In 1994, after ten years of working primarily for the parish, with limited responsibilities in the high school, I again received an unexpected phone call. This time, the principal of the high school invited me to accept a full-time position in the school. The timing of his invitation was opportune, as leadership at the parish level had changed and the work environment had become increasingly distressing.
During my first six years working in the high school, I had a strong sense of why I was there. The school was providing a unique learning environment for some of the most vulnerable Catholic students in the Santa Clara Valley. I had a sense of purpose. I experienced a strong sense of community among the faculty, students, and parents. I knew I was making a positive difference in the school and in the lives of my students. Unfortunately, in the spring of 2001, the pastor of the parish overstepped his bounds and needlessly replaced the principal, the man who, more than anyone else, was responsible for the emerging success of the school.

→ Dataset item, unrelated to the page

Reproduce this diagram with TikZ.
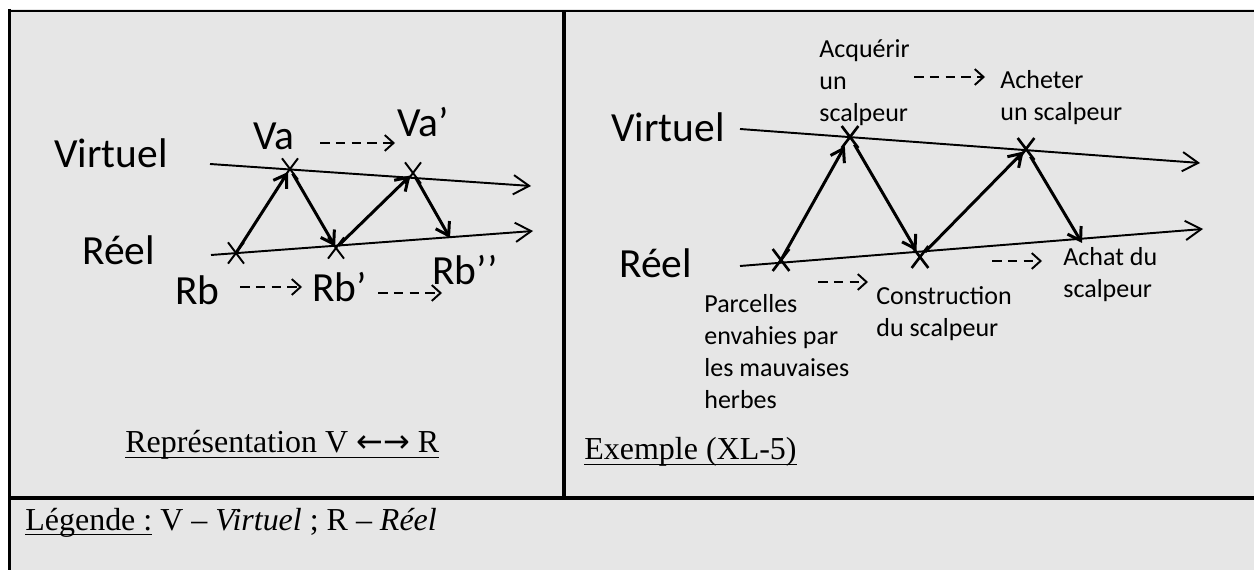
\documentclass[tikz,border=0pt]{standalone}
\usepackage{fontspec}
\setmainfont{Liberation Serif}
\newfontfamily\calibri{Carlito}
\newfontfamily\fleches{DejaVu Sans}
\usetikzlibrary{arrows.meta,shapes.misc}

\definecolor{gris}{RGB}{230,230,230}
\newcommand{\souligne}[1]{\setbox0\hbox{#1}\rlap{\rule[-3.1pt]{\wd0}{1pt}}\box0\relax}

\tikzset{
  cadre/.style={line width=2.1pt},
  axe/.style={line width=1.1pt, -{Straight Barb[length=9pt,width=11pt]}},
  fleche/.style={line width=1.7pt, -{Straight Barb[length=7pt,width=9pt]}},
  suite/.style={line width=1.1pt, dash pattern=on 5.5pt off 3.5pt, -{Straight Barb[length=5pt,width=9pt]}},
  croix/.style={cross out, draw, line width=1.1pt, inner sep=0pt, minimum width=8pt, minimum height=11pt},
  grand/.style={font=\calibri\fontsize{23.6}{28}\selectfont, inner sep=0pt, anchor=base west},
  petit/.style={font=\calibri\fontsize{14.8}{18.2}\selectfont, inner sep=0pt, anchor=north west, align=left},
  titre/.style={font=\fontsize{18.2}{22}\selectfont, inner sep=0pt, anchor=base west}
}

\begin{document}
\begin{tikzpicture}[x=0.02cm, y=-0.02cm]
    \useasboundingbox (0,0) rectangle (1254,570);

    % Tableau
    \fill[gris] (8,9.5) rectangle (1254,570);
    \draw[line width=1.3pt] (8,11) -- (1254,11);
    \draw[cadre] (9.5,9) -- (9.5,570);
    \draw[cadre] (564,11) -- (564,498);
    \draw[cadre] (9.5,498) -- (1254,498);

    % Représentation V <-> R
    \node[grand] (virtG) at (54,168) {Virtuel};
    \node[grand] (reelG) at (82,265) {Réel};
    \coordinate (v0) at (210,164);
    \coordinate (v1) at (531,186);
    \coordinate (r0) at (211,255);
    \coordinate (r1) at (533,231);
    \draw[axe] (v0) -- (v1);
    \draw[axe] (r0) -- (r1);

    \node[croix] (rb) at (236,253) {};
    \node[croix] (va) at (290,169) {};
    \node[croix] (rbp) at (336,248) {};
    \node[croix] (vap) at (413,173) {};
    \coordinate (rbpp) at (450,238);

    \draw[fleche, shorten >=2pt] (rb.center) -- (va.center);
    \draw[fleche, shorten <=3pt, shorten >=1pt] (va.center) -- (rbp.center);
    \draw[fleche, shorten <=2pt, shorten >=2pt] (rbp.center) -- (vap.center);
    \draw[fleche, shorten <=3pt] (vap.center) -- (rbpp);

    \node[grand] (lva) at (253,150) {Va};
    \node[grand] (lvap) at (397,137) {Va’};
    \node[grand] (lrb) at (175,305) {Rb};
    \node[grand] (lrbp) at (312,302) {Rb’};
    \node[grand] (lrbpp) at (432,285) {Rb’’};

    % Passages
    \coordinate (p1a) at (320,143); \coordinate (p1b) at (395,143);
    \coordinate (p2a) at (240,287); \coordinate (p2b) at (302,287);
    \coordinate (p3a) at (378,293); \coordinate (p3b) at (442,293);
    \draw[suite] (p1a) -- (p1b);
    \draw[suite] (p2a) -- (p2b);
    \draw[suite] (p3a) -- (p3b);

    \node[titre] (repr) at (125,453) {\souligne{Représentation V {\fleches ←→} R}};

    % Exemple (XL-5)
    \node[grand] (virtD) at (611,142) {Virtuel};
    \node[grand] (reelD) at (619,278) {Réel};
    \coordinate (w0) at (740,129);
    \coordinate (w1) at (1200,163);
    \coordinate (s0) at (740,266);
    \coordinate (s1) at (1203,229);
    \draw[axe] (w0) -- (w1);
    \draw[axe] (s0) -- (s1);

    \node[croix, line width=1.5pt] (x1) at (781,260) {};
    \node[croix, line width=1.5pt] (x2) at (850,137) {};
    \node[croix, line width=1.5pt] (x3) at (920,257) {};
    \node[croix, line width=1.5pt] (x4) at (1026,149) {};
    \coordinate (xfin) at (1082,243);

    \draw[fleche, shorten >=6pt] (x1.center) -- (x2.center);
    \draw[fleche, shorten <=5pt, shorten >=4pt] (x2.center) -- (x3.center);
    \draw[fleche, shorten <=4pt, shorten >=2pt] (x3.center) -- (x4.center);
    \draw[fleche, shorten <=5pt] (x4.center) -- (xfin);

    \node[petit] (acq) at (819,34.6) {\strut Acquérir\\un\\scalpeur};
    \node[petit] (ach) at (1000,65.6) {\strut Acheter\\un scalpeur};
    \node[petit] (achat) at (1063,242.6) {\strut Achat du\\scalpeur};
    \node[petit] (constr) at (876,282) {\strut Construction\\du scalpeur};
    \node[petit] (parc) at (704,290) {\strut Parcelles\\envahies par\\les mauvaises\\herbes};

    \coordinate (q1a) at (914,77); \coordinate (q1b) at (985,77);
    \coordinate (q2a) at (818,282); \coordinate (q2b) at (868,282);
    \coordinate (q3a) at (992,261); \coordinate (q3b) at (1042,261);
    \draw[suite] (q1a) -- (q1b);
    \draw[suite] (q2a) -- (q2b);
    \draw[suite] (q3a) -- (q3b);

    \node[titre] (exemple) at (584,460) {\souligne{Exemple (XL-5)}};

    % Légende
    \node[titre] (legende) at (25,530) {\souligne{Légende :} V – \textit{Virtuel} ; R – \textit{Réel}};
\end{tikzpicture}
\end{document}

I continued to work in the high school for fifteen more years, during which time I witnessed a slow, but steady deterioration of the treasured institution it had become. During those years, there was a consistent decline in enrollment, a loss of the sense of the identity and mission of the school, and a sharp downturn in morale among faculty, students, and parents. By 2015, I’d had enough. At that point in my career, I was unable to come up with an answer to the “Why am I here?” question. Out of concern for my own physical and mental well-being, I submitted my resignation effective June 2015.
In the nine years since my retirement, I regained a sense of purpose in life. I learned to embrace the reality that gratitude makes a difference. For this reason, I devoted much of my time during this period to publishing six books and speaking on the topic of gratefulness.
I turned 70 in June. With both my teaching and writing careers behind me, I am again confronted with the “Why am I here?” question. I reflect on this question every day. My three sons are self-sufficient adults. They, along with my wife and five grandchildren, continue to enrich my life. Still, I can’t help but ponder the reason for my existence at this point. With inspiration from a few books I’ve read and, recently, from a number of podcasts I’ve listened to, I am able to answer the question yet again. I am here today to be kind.
Opportunities to be kind to others present themselves every day — multiple times each day. It may be just a smile, an acknowledgment that the other exists, or it might involve a lengthy conversation with someone who just needs someone to listen attentively to them. It may be helping someone carry their bags of groceries or preparing a cup of hot coffee for a construction worker doing a small job in my home. It may be making time to have breakfast or lunch with someone who is lonely or feels isolated in the world today, or it might involve expressing my condolences to a friend who has recently lost a parent or spouse.
Every day there are countless opportunities to simply be kind to others. In 2024, this is my job. This is my calling. This is my response to that fundamental question: “Why am I here?”